Your devoted and loving mother, Mary
The key points to remember about a letter such as this are as follows:
- The letter can only be addressed to the child by the parent. There must be absolutely no mention of a spouse or significant other. Doing so will only cause pointless tension.
- In this example, there was only one child, but in cases where there are multiple children, each child must receive a personally addressed letter. No grouping.
- Use a gracious and loving address for the child. Not once, but often throughout the letter. Remember, others will probably be reading this correspondence and the use of a loving address will remind them they are reading a very personal form of correspondence.
- There must be nothing authoritarian, judgmental or harsh in the tone of the letter. If you get into the “I told you so mode,” you’ll fail miserably and create an unnecessary family crisis. Always remember, others may read this letter.
- By proselytizing awareness to your adult child you would have done something wrong. You need to apologize for that and cease the behavior. This is vital to breaking the chain of conflict.
- Acknowledge an adult child’s right to choose, without judgment or reservation. Their choice is their choice. Your choice is your choice. That’s all there is. Leave judgment to the man with the gavel.
- Be sure to close the letter with a promise and covenant that you will never speak of the topic ever again.
Will the topic go dark between you and the child? Of course not as is demonstrated in this example call from Ruth to her mother Mary after receiving the card.
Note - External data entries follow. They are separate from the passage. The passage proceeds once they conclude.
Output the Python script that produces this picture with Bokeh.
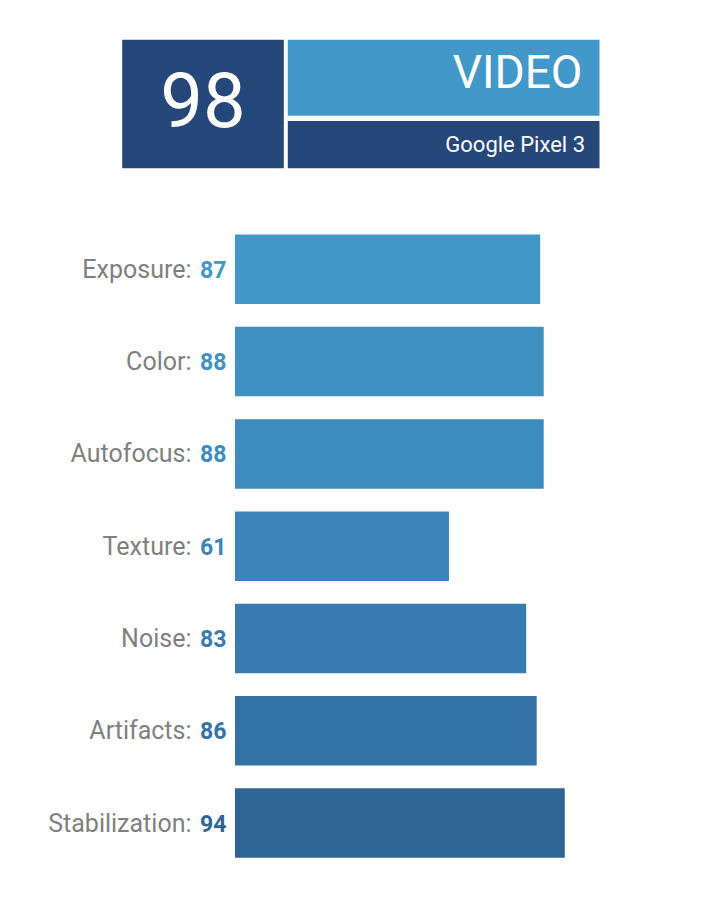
from bokeh.plotting import figure
from bokeh.models import Range1d
from bokeh.core.properties import value
from bokeh.embed import file_html
from bokeh.resources import INLINE

# ---- data ----
categories = ["Exposure", "Color", "Autofocus", "Texture", "Noise", "Artifacts", "Stabilization"]
scores = [87, 88, 88, 61, 83, 86, 94]
bar_colors = ["#4197C7", "#3E91C2", "#3C8CBE", "#3A84B8", "#377BAF", "#3472A6", "#2F6496"]
overall_score = "98"
section_title = "VIDEO"
device_name = "Google Pixel 3"

# ---- styling / layout ----
W, H = 704, 883
FONT = "Roboto"
DARK = "#254779"
LIGHT = "#4298C8"
GRAY = "#7F7F7F"

# score axis: 0 at x 234.5, 3.508 px per point
x0_px, px_per_pt = 234.5, 3.508
p = figure(width=W, height=H, output_backend="svg", toolbar_location=None,
           x_range=Range1d(-x0_px / px_per_pt, (W - x0_px) / px_per_pt),
           y_range=Range1d(H, 0), min_border=0)
p.extra_x_ranges = {"px": Range1d(0, W)}
p.axis.visible = False
p.xgrid.visible = False
p.ygrid.visible = False
p.outline_line_color = None
p.background_fill_color = "white"
p.border_fill_color = "white"

# header boxes
p.quad(left=[121.7, 287.3, 287.3], right=[283.3, 599, 599],
       top=[39.3, 39.3, 120.5], bottom=[167.7, 115.3, 167.7],
       fill_color=[DARK, LIGHT, DARK], line_color=None, x_range_name="px")
p.text(x=[202.5], y=[99.2], text=[overall_score], text_font=value(FONT),
       text_font_size="76px", text_color="white", text_align="center",
       text_baseline="middle", x_range_name="px")
p.text(x=[582], y=[71.7], text=[section_title], text_font=value(FONT),
       text_font_size="46px", text_color="white", text_align="right",
       text_baseline="middle", x_range_name="px")
p.text(x=[584.5], y=[144.2], text=[device_name], text_font=value(FONT),
       text_font_size="22px", text_color="white", text_align="right",
       text_baseline="middle", x_range_name="px")

# bars
centers = [268.8 + i * 92.3 for i in range(len(categories))]
p.hbar(y=centers, left=0, right=scores, height=69.5, fill_color=bar_colors,
       line_color=None)

# labels
p.text(x=[191] * len(categories), y=centers,
       text=[c + ":" for c in categories], text_font=value(FONT),
       text_font_size="25px", text_color=GRAY, text_align="right",
       text_baseline="middle", x_range_name="px")
p.text(x=[226] * len(categories), y=centers,
       text=[str(s) for s in scores], text_font=value(FONT),
       text_font_size="23px", text_font_style="bold", text_color=bar_colors,
       text_align="right", text_baseline="middle", x_range_name="px")

open("out.html", "w").write(file_html(p, INLINE))
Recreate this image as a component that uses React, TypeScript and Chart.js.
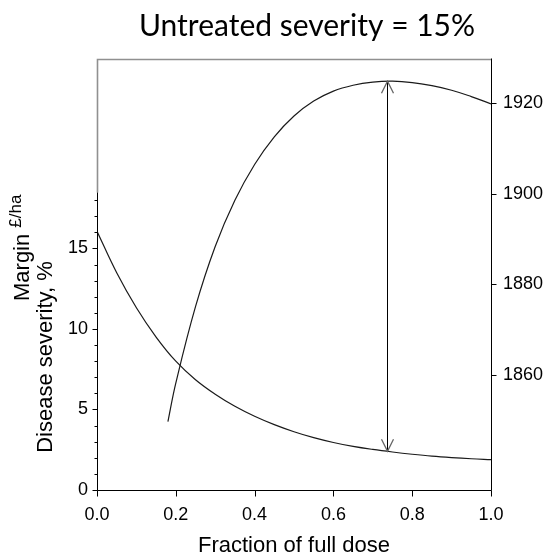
import React, { useEffect, useRef } from 'react';
import { Chart, registerables } from 'chart.js';

Chart.register(...registerables);

// ---- text ----
const TITLE = 'Untreated severity = 15%';
const X_TITLE = 'Fraction of full dose';
const Y_TITLE = 'Disease severity, %';
const Y2_TITLE_MAIN = 'Margin';
const Y2_TITLE_SUP = '£/ha';

// ---- ticks ----
const X_TICKS = [0, 0.2, 0.4, 0.6, 0.8, 1.0];
const Y_TICKS = [0, 5, 10, 15];
const Y_MINOR_TICKS = [0, 1, 2, 3, 4, 5, 6, 7, 8, 9, 10, 11, 12, 13, 14, 15, 16, 17, 18];
const Y2_TICKS = [1860, 1880, 1900, 1920];

// ---- axis ranges ----
const X_MIN = 0;
const X_MAX = 1;
const Y_MIN = 0;
const Y_MAX = 26.77;
const Y_AXIS_END = 18.5;
const Y2_MIN = 1834.6;
const Y2_MAX = 1929.8;

// ---- data ----
const DISEASE_DOSE = [0, 0.05, 0.1, 0.15, 0.2, 0.25, 0.3, 0.35, 0.4, 0.45, 0.5, 0.55, 0.6, 0.65, 0.7, 0.75, 0.8, 0.85, 0.9, 0.95, 1.0];
const DISEASE = [16.07, 13.49, 11.32, 9.5, 8.0, 6.85, 5.95, 5.2, 4.58, 4.06, 3.62, 3.25, 2.95, 2.71, 2.52, 2.36, 2.22, 2.1, 2.01, 1.94, 1.89];

const MARGIN_DOSE = [0.18, 0.2, 0.25, 0.3, 0.35, 0.4, 0.45, 0.5, 0.55, 0.6, 0.65, 0.7, 0.75, 0.8, 0.85, 0.9, 0.95, 1.0];
const MARGIN = [1849.7, 1858.2, 1875.1, 1888.4, 1898.6, 1906.5, 1912.6, 1917.2, 1920.5, 1922.7, 1924.0, 1924.7, 1924.9, 1924.6, 1923.9, 1922.9, 1921.5, 1919.9];

// optimum dose marked by the double arrow, and the values it joins
const ARROW_DOSE = 0.735;
const ARROW_MARGIN = 1924.9;
const ARROW_SEVERITY = 2.41;

const FONT = "'Liberation Sans', Arial, sans-serif";

const decorPlugin = {
  id: 'decor',
  afterDraw(chart: any) {
    const { ctx, chartArea: a, scales } = chart;
    const xs = scales.x;
    const ys = scales.y;
    const y2s = scales.y2;
    const L = Math.round(a.left) + 0.5;
    const R = Math.round(a.right) + 0.5;
    const T = Math.round(a.top) + 0.5;
    const B = Math.round(a.bottom) + 0.5;
    ctx.save();

    // gray frame (top and upper left)
    const yEnd = Math.round(ys.getPixelForValue(Y_AXIS_END)) + 0.5;
    ctx.strokeStyle = '#909090';
    ctx.lineWidth = 1.6;
    ctx.beginPath();
    ctx.moveTo(L, yEnd);
    ctx.lineTo(L, T);
    ctx.lineTo(R, T);
    ctx.stroke();

    // black axes
    ctx.strokeStyle = '#000';
    ctx.lineWidth = 1;
    ctx.beginPath();
    ctx.moveTo(L, yEnd);
    ctx.lineTo(L, B);
    ctx.lineTo(R, B);
    ctx.moveTo(R, T - 1);
    ctx.lineTo(R, B);
    // left ticks
    Y_MINOR_TICKS.forEach((v) => {
      const p = Math.round(ys.getPixelForValue(v)) + 0.5;
      const len = Y_TICKS.includes(v) ? 5 : 3;
      ctx.moveTo(L - len, p);
      ctx.lineTo(L, p);
    });
    // right ticks
    Y2_TICKS.forEach((v) => {
      const p = Math.round(y2s.getPixelForValue(v)) + 0.5;
      ctx.moveTo(R, p);
      ctx.lineTo(R + 5, p);
    });
    // bottom ticks
    X_TICKS.forEach((v) => {
      const p = Math.round(xs.getPixelForValue(v)) + 0.5;
      ctx.moveTo(p, B);
      ctx.lineTo(p, B + 6);
    });
    ctx.stroke();

    // double arrow
    const ax = Math.round(xs.getPixelForValue(ARROW_DOSE)) + 0.5;
    const aTop = y2s.getPixelForValue(ARROW_MARGIN);
    const aBot = ys.getPixelForValue(ARROW_SEVERITY);
    ctx.strokeStyle = '#000';
    ctx.lineWidth = 1;
    ctx.beginPath();
    ctx.moveTo(ax, aTop);
    ctx.lineTo(ax, aBot);
    ctx.stroke();
    ctx.strokeStyle = '#666';
    ctx.lineWidth = 1.3;
    ctx.beginPath();
    ctx.moveTo(ax - 6, aTop + 12);
    ctx.lineTo(ax, aTop);
    ctx.lineTo(ax + 6, aTop + 12);
    ctx.moveTo(ax - 6, aBot - 12);
    ctx.lineTo(ax, aBot);
    ctx.lineTo(ax + 6, aBot - 12);
    ctx.stroke();

    // title
    ctx.fillStyle = '#000';
    ctx.font = "30px Lato, 'Open Sans', sans-serif";
    ctx.textAlign = 'center';
    ctx.textBaseline = 'alphabetic';
    ctx.fillText(TITLE, 307, 36);

    // x title
    ctx.font = `22px ${FONT}`;
    ctx.textAlign = 'center';
    ctx.fillText(X_TITLE, (a.left + a.right) / 2, 552);

    // y titles (rotated)
    ctx.save();
    ctx.translate(52, 357);
    ctx.rotate(-Math.PI / 2);
    ctx.textAlign = 'center';
    ctx.font = `22px ${FONT}`;
    ctx.fillText(Y_TITLE, 0, 0);
    ctx.restore();

    ctx.save();
    ctx.translate(29, 301);
    ctx.rotate(-Math.PI / 2);
    ctx.textAlign = 'left';
    ctx.font = `22px ${FONT}`;
    ctx.fillText(Y2_TITLE_MAIN, 0, 0);
    const w = ctx.measureText(Y2_TITLE_MAIN + ' ').width;
    ctx.font = `17px ${FONT}`;
    ctx.fillText(Y2_TITLE_SUP, w, -8);
    ctx.restore();

    ctx.restore();
  },
};

export default function App() {
  const ref = useRef<HTMLCanvasElement | null>(null);

  useEffect(() => {
    document.body.style.margin = '0';
    const canvas = ref.current;
    if (!canvas) return;
    const tickFont = { family: FONT, size: 18 };
    const chart = new Chart(canvas, {
      type: 'line',
      data: {
        datasets: [
          {
            label: 'Disease severity',
            data: DISEASE_DOSE.map((d, i) => ({ x: d, y: DISEASE[i] })),
            yAxisID: 'y',
            borderColor: '#1a1a1a',
            borderWidth: 1.2,
            pointRadius: 0,
            fill: false,
            tension: 0.4,
          },
          {
            label: 'Margin',
            data: MARGIN_DOSE.map((d, i) => ({ x: d, y: MARGIN[i] })),
            yAxisID: 'y2',
            borderColor: '#1a1a1a',
            borderWidth: 1.2,
            pointRadius: 0,
            fill: false,
            tension: 0.4,
          },
        ],
      },
      options: {
        animation: false,
        responsive: false,
        maintainAspectRatio: false,
        layout: { padding: { top: 59, left: 0, right: 0, bottom: 0 } },
        plugins: {
          legend: { display: false },
          title: { display: false },
          tooltip: { enabled: false },
        },
        scales: {
          x: {
            type: 'linear',
            min: X_MIN,
            max: X_MAX,
            grid: { display: false, drawTicks: false },
            border: { display: false },
            ticks: {
              stepSize: 0.2,
              font: tickFont,
              color: '#000',
              padding: 14,
              maxRotation: 0,
              callback: (v: any) => Number(v).toFixed(1),
            },
            afterFit: (s: any) => {
              s.height = 66;
            },
          },
          y: {
            type: 'linear',
            position: 'left',
            min: Y_MIN,
            max: Y_MAX,
            grid: { display: false, drawTicks: false },
            border: { display: false },
            ticks: {
              stepSize: 1,
              autoSkip: false,
              font: tickFont,
              color: '#000',
              padding: 9,
              callback: (v: any) => (Y_TICKS.includes(Number(v)) ? String(v) : ''),
            },
            afterFit: (s: any) => {
              s.width = 97;
            },
          },
          y2: {
            type: 'linear',
            position: 'right',
            min: Y2_MIN,
            max: Y2_MAX,
            grid: { display: false, drawTicks: false },
            border: { display: false },
            ticks: {
              stepSize: 20,
              autoSkip: false,
              font: tickFont,
              color: '#000',
              padding: 12,
              callback: (v: any) => (Y2_TICKS.includes(Number(v)) ? String(v) : ''),
            },
            afterFit: (s: any) => {
              s.width = 54;
            },
          },
        },
      },
      plugins: [decorPlugin],
    } as any);
    return () => chart.destroy();
  }, []);

  return (
    <div style={{ position: 'absolute', left: 0, top: 0, width: 545, height: 556, background: '#fff' }}>
      <canvas ref={ref} width={545} height={556} style={{ width: 545, height: 556, display: 'block' }} />
    </div>
  );
}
- Ruth: “Oh my God, Mother, what is this crazy card you have sent me?”
- Mary: “Ruth, so glad you called. I just watched that new Interstellar at the new IMAX theater at the mall. Oh my, what a fabulous experience.”
- Ruth: “What are you talking about, Mother? I am talking about this card you just sent me!”
- Mary: “You know, Matthew McConaughey, is getting a little gray at the temples, but he’s still a hunk. Don’t you think so?”
- Ruth: “Mother, I am so tired of your crazy tribulation talk Now you’re just trying to find a new way to mess with my head and I’m sick of it!
- Mary: “You know Anne Hathaway plays this lady astronaut in the move and she looks really convincing in a space suit. You could say she’s got the right kind of figure for it, so I had to laugh during the movie because of a thought which came to me. What would Marilyn Monroe have looked like in the same space suit? Isn’t that funny?”
- Ruth: “Mother, please stop this nonsense right now and talk to me about this card!”
- Mary: “I love it when you call Ruth, but right now I have to go. I promised a friend to be somewhere soon. Give the kids lots of big warm hugs and kisses for me. Toodles.” [Mary hangs up.]
The point here is that when you say in your certified letter, “we will never speak of this again” it means exactly that. That you will never speak of it ever again and each time the child tries to dredge up the issue, you redirect the conversation with something frivolous and entertaining. Assuming a young grandparent employs the Dai Option, here is what can be gained.
The Benefits of the Dai Option
Assuming you are a young grandparent who has employed the Dai Option, will you sit there afterward, in agony regretting having written the letter? No, because this is what is called tough love and it is a two-way street.
What will happen is that you have given your child’s denial behavior a Pyrrhic victory that will haunt them. Furthermore, you reinforce the impact of that haunting victory with rigid silence. By changing the conversation and keeping it that way, what you’ve have done it to hit the reset button on the problem.
This, in turn could be a useful catalyst for bringing children in denial to awareness, if for no other reason that to prove you wrong. In any case, it will stay in their mind like a starched crease and it may provoke them to take action before their last window of survival opportunity closes.
While the Dai Option may not give you the comfort you seek, keep one thing in mind. It will help you to cope. This is because you will replace your mental images of your own anguish about your child’s denial, with new images.
New images of you going to the store, buying a card, writing a letter, taking it to the post office and getting the return receipt in your mailbox.
Then, you do exactly what you say you’re going to do in the letter. You begin to seriously plan and prepare to survive with as many like-minded others as possible. No more talking! Talk is cheap. Like Yoda says, “Do or do not. There is no try.”
If your children happen to be in that crowd, nothing could be sweeter. If not, then you will have no regrets about your own failing as a parent.
Rather, you will have a life of purpose because instead of forcing your children against their free will, you will have chosen to lead yourself, by having the courage to become a majority of one.
Bottom line. Are you a tormented young grandparent and will this work for you? That’s a good question and unless you try it, or something like it, then you’re back to the same old choice: To survive with like-minded others or to find peace with a death wish.